Organic – The latest and greatest of labels. The label is regulated by the National Organic Program and basically certifies producers who don’t use a wide list of “non-organic” products while raising or processing their products. There are a huge number of things that can’t be used while processing foods labeled “Organic.” In fact, here is the full database. What’s troubling is the fact that all of these things have to be listed means that there are other food products most likely being processed with them.
And now for the frustrating part… So it seems like the organic label is a good thing. It conveys real information to the consumer. But here’s the rub. For some reason (again I’m gonna guess lobbying), the USDA created a new term “100% organic”. This means that to be “organic” you really only have to be 95% organic which, sorry, kinds of defeats the purpose in my book. If I told you something was “Toxin free” would you assume that it was 100% toxin free or 95% toxin free? Why not call it “semi-organic?” Well… because that wouldn’t be as marketable obviously. Unfortunately, the “organic” label could mean that you don’t get what you pay for.
I tried to think about why these various, loosely defined labels were created and I was only able to come up with two possibilities: 1) regulators don’t trust us to make decisions based on data, so they give terms to the data and tell us which terms are theoretically better than others or B) they are trying to hide the underlying data from us. I don’t really have a view on which one of those is more likely because it doesn’t really matter.
At the end of the day, we aren’t getting the information we need to make informed decisions.
So if I could magically wave a wand of truth and change the labeling procedures for meat in the U.S., these are a few I would want on the packaging. My goal with these is to give the consumer actual facts rather than loosely defined labels.

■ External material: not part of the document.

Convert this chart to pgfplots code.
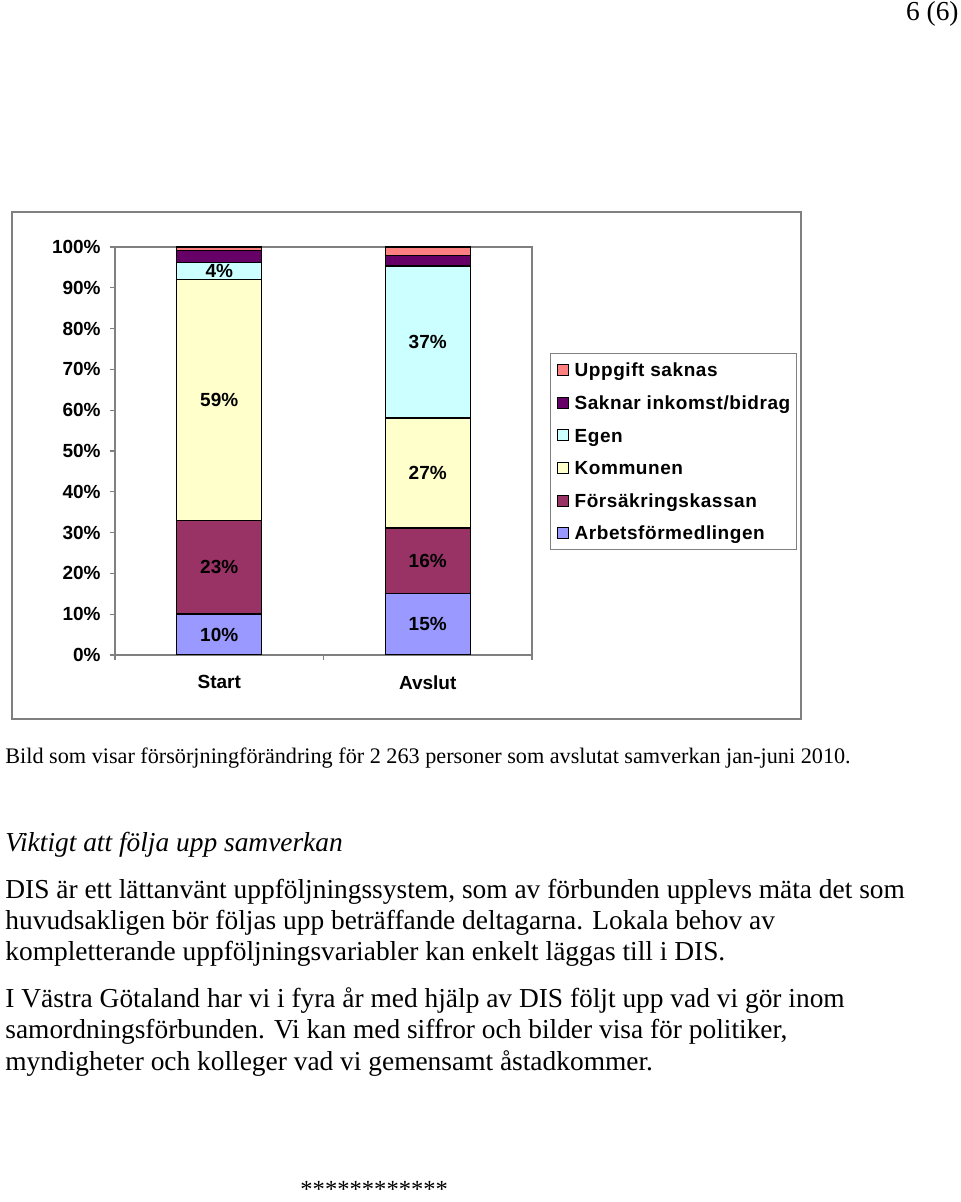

Average Living Space: The approximate average area that the animal lived in during its life. If a chicken is kept in a barn with a door for its entire life, then the area is still very small even if it is “free range” by definition. I think this would actually make regulation a lot easier and more transparent. It would be near impossible to move 300,000 chickens into a larger area when a regulator rolled through, but it’s fairly straightforward to open a barn door.
Diet: What did my food eat as food? Tell me please. I’m dying to know.
Hormones/Antibiotics? Circle one: YES/NO.
Raised at… Where did my dinner call home? Where did my turkey hang its hat?
Processed at… on… Where was this meat processed and on what day? I don’t want to know the sell-by date. I want to know when it was slaughtered. Also, I don’t buy that it’s impossible to track meat back to processing. I can get to-the-minute updates on a package sent from China. Figure it out people.
Organic: Again, it’s a yes or no question in my mind.
What would these labels mean? Well, it would probably mean that meat costs would go up. Producers would try to present the most positive facts for consumers so that we would buy their meat and that would mean it would be more expensive to produce and also, most likely, a lot higher quality.
But isn’t that the goal?
I’ll put my magic wand of truth away now and go back to looking up incredibly vague definitions.
The definitions in this post were taken largely from the official food labeling fact sheet which was updated… wait for it… almost four years ago.